Several events hosted by community organizations are being held in Winnipeg to give Canadians a chance to honour the lost children and survivors of residential schools and their families.
While it’s a day off for some workers, Indigenous Elders are urging people to use the time to reflect and build relationships.
“The truth is being told out there and a lot of people have never heard about the residential school systems, the history behind it,” said Betty Ross, a Pimicikamak Cree Nation Elder and residential school survivor. “It’s so crucial that people realize.”
Ross has been busy this week sharing her story as a residential school survivor with community members and at a school in the city’s Maples neighbourhood, in the lead-up to the first National Day for Truth and Reconciliation.
Canada passed legislation to make Sep. 30—the new National Day for Truth and Reconciliation—a federal statutory holiday.
The Manitoba government is also recognizing the day and has said some provincial government services and offices will be closed as will schools and daycares but Elder Albert McLeod hopes people take the time to learn and reflect.
“It’s touted as a holiday but I’m encouraging people to reach out and go to Indigenous spaces and make relationships,” McLeod said. “Talk to somebody, learn about something about Indigenous people, the history of Manitoba, the history of Winnipeg and the Red River settlement and the important role Indigenous people played, particularly Indigenous women.”
It’s taking place on the same day as Orange Shirt Day, an Indigenous-led grassroots movements that honours and remembers children who survived and died while attending residential schools.
Canadians are being encouraged to wear orange again this year to raise awareness.

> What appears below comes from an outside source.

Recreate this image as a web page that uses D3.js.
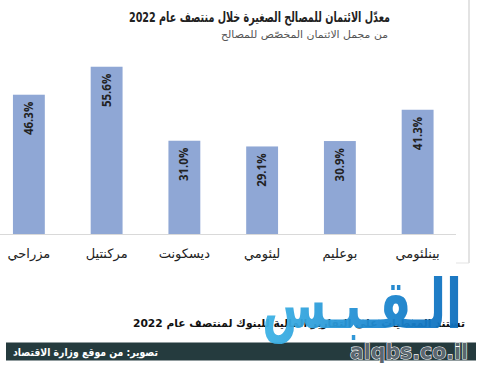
<!DOCTYPE html>
<html><head><meta charset="utf-8">
<script src="https://cdn.jsdelivr.net/npm/d3@7"></script>
<style>html,body{margin:0;padding:0;background:#fff;}svg{display:block;}</style>
</head><body>
<svg id="c" width="478" height="366"></svg>
<script>
const categories = ["مزراحي","مركنتيل","ديسكونت","ليئومي","بوعليم","بينلئومي"];
const values = [46.3, 55.6, 31.0, 29.1, 30.9, 41.3];
const valueLabels = ["46.3%","55.6%","31.0%","29.1%","30.9%","41.3%"];
const titleText = "معدّل الائتمان للمصالح الصغيرة خلال منتصف عام 2022";
const subtitleText = "من مجمل الائتمان المخصّص للمصالح";
const captionText = "تستند المعطيات على التقارير المالية للبنوك لمنتصف عام 2022";
const creditText = "تصوير: من موقع وزارة الاقتصاد";

const svg = d3.select("#c");
const arabicFont = "'DejaVu Sans', sans-serif";

// fit a text between left and right edges
function fitText(sel, left, right) {
  sel.attr("x", left).attr("text-anchor","start")
     .attr("textLength", right - left).attr("lengthAdjust","spacingAndGlyphs");
  return sel;
}

// frame lines
svg.append("line").attr("x1",469).attr("x2",469).attr("y1",0).attr("y2",263)
  .attr("stroke","#e3e3e3").attr("stroke-width",2);
svg.append("line").attr("x1",456).attr("x2",469).attr("y1",263).attr("y2",263)
  .attr("stroke","#e3e3e3").attr("stroke-width",1);

// titles
fitText(svg.append("text").attr("y",22)
  .style("font-family",arabicFont).style("font-weight","bold").style("font-size","14px")
  .attr("fill","#222").text(titleText), 129, 390);
fitText(svg.append("text").attr("y",38)
  .style("font-family",arabicFont).style("font-size","10px")
  .attr("fill","#555").text(subtitleText), 221, 388);

const x = d3.scaleBand().domain(categories).range([-10, 456.5]).padding(0);
const y = d3.scaleLinear().domain([0, 60]).range([234, 53.5]);
const barW = x.bandwidth() * 0.41;

svg.append("g").selectAll("rect").data(values).join("rect")
  .attr("x",(d,i)=>x(categories[i]) + (x.bandwidth()-barW)/2)
  .attr("y",d=>y(d)).attr("width",barW).attr("height",d=>y(0)-y(d))
  .attr("fill","#8FA7D5");

// baseline axis
const axis = svg.append("g").attr("transform","translate(0,234)")
  .call(d3.axisBottom(x).tickSize(0).tickPadding(12));
axis.select(".domain").attr("stroke","#d9d9d9").attr("d","M0,0.5H456");
axis.selectAll("text").style("font-family",arabicFont).style("font-size","13px")
  .attr("fill","#222").attr("dy","0.9em");

// value labels rotated
svg.append("g").selectAll("text").data(values).join("text")
  .attr("transform",(d,i)=>`translate(${x(categories[i])+x.bandwidth()/2+4},${y(d)+7}) rotate(-90)`)
  .attr("text-anchor","end")
  .style("font-family","'Open Sans', sans-serif").style("font-weight","bold").style("font-size","11.5px")
  .attr("fill","#222").text((d,i)=>valueLabels[i]);

// caption
fitText(svg.append("text").attr("y",327)
  .style("font-family",arabicFont).style("font-weight","bold").style("font-size","11px")
  .attr("fill","#111").text(captionText), 133, 465);

// dark credit bar
svg.append("rect").attr("x",6).attr("y",342.5).attr("width",470).attr("height",18).attr("fill","#253b3e");
fitText(svg.append("text").attr("y",356)
  .style("font-family",arabicFont).style("font-weight","bold").style("font-size","11px")
  .attr("fill","#fff").text(creditText), 13, 158);

// watermark logo
const defs = svg.append("defs");
const g = defs.append("linearGradient").attr("id","lg").attr("x1","0").attr("x2","1").attr("y1","0").attr("y2","0");
g.append("stop").attr("offset","0").attr("stop-color","#3fb4e6");
g.append("stop").attr("offset","0.6").attr("stop-color","#1e88d0");
g.append("stop").attr("offset","1").attr("stop-color","#0f6fbd");
fitText(svg.append("text").attr("y",328)
  .style("font-family",arabicFont).style("font-weight","bold").style("font-size","68px")
  .attr("fill","url(#lg)").attr("opacity",0.95).text("الـقـبـس"), 262, 462);
fitText(svg.append("text").attr("y",359)
  .style("font-family","'DejaVu Sans', sans-serif").style("font-weight","bold").style("font-size","22px")
  .attr("fill","#5b6770").attr("stroke","#fff").attr("stroke-width",1.2).attr("paint-order","stroke")
  .text("alqbs.co.il"), 350, 468);
</script>
</body></html>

Sean Carleton, an assistant professor in the Department of History and Native Studies at the University of Manitoba, said breaking the cycle of harm and trauma caused by residential schools will require Canadians to first acknowledge the truth and commit to decolonization and reconciliation.
“The National Day for Truth and Reconciliation is an opportunity for Canadians to really learn and listen, commit themselves to putting truth before reconciliation,” Carleton said. “If we can do that I think we have a good shot of actually changing our relationships, of breaking the cycle of Canadian indifference to Indigenous struggles and issues in Canada.”
Government-sponsored, church-run residential schools separated Indigenous children from their families, culture and language. Students were physically and sexually abused and died in numbers still not fully known.
The dark legacy was once again brought to Canadians’ attention earlier this year through the discovery of unmarked graves at former residential school sites across the country.
“They took my childhood, they took my teenage years and they took my young adult years,” Ross said.
She’s still healing from what happened to her.
“And here I had to go on another journey to find Betty because I knew there was so many beautiful things out there that I needed to find: the culture, the dances, the ceremonies and I finally did,” Ross said.
A journey of healing that’s still continuing to this day.
The Ma Mawi Centre has compiled a list of events open to the public to honour the National Day for Truth and Reconciliation.
Both Ross and Carleton will be speaking Sep. 30 at the Winnipeg Art Gallery as part of a Day of Survivor stories event taking place between 11:30 a.m. and 4:30 p.m.
A healing walk hosted by and beginning at the Canadian Museum for Human Rights will start at 11 a.m. and end at St. John’s Park where an Every Child Matters Pow Wow is taking place all day.
The Ma Mawi Centre is hosting a sacred fire, Elder teachings and ceremony at 445 King St. between 10:30 a.m. and 1 p.m.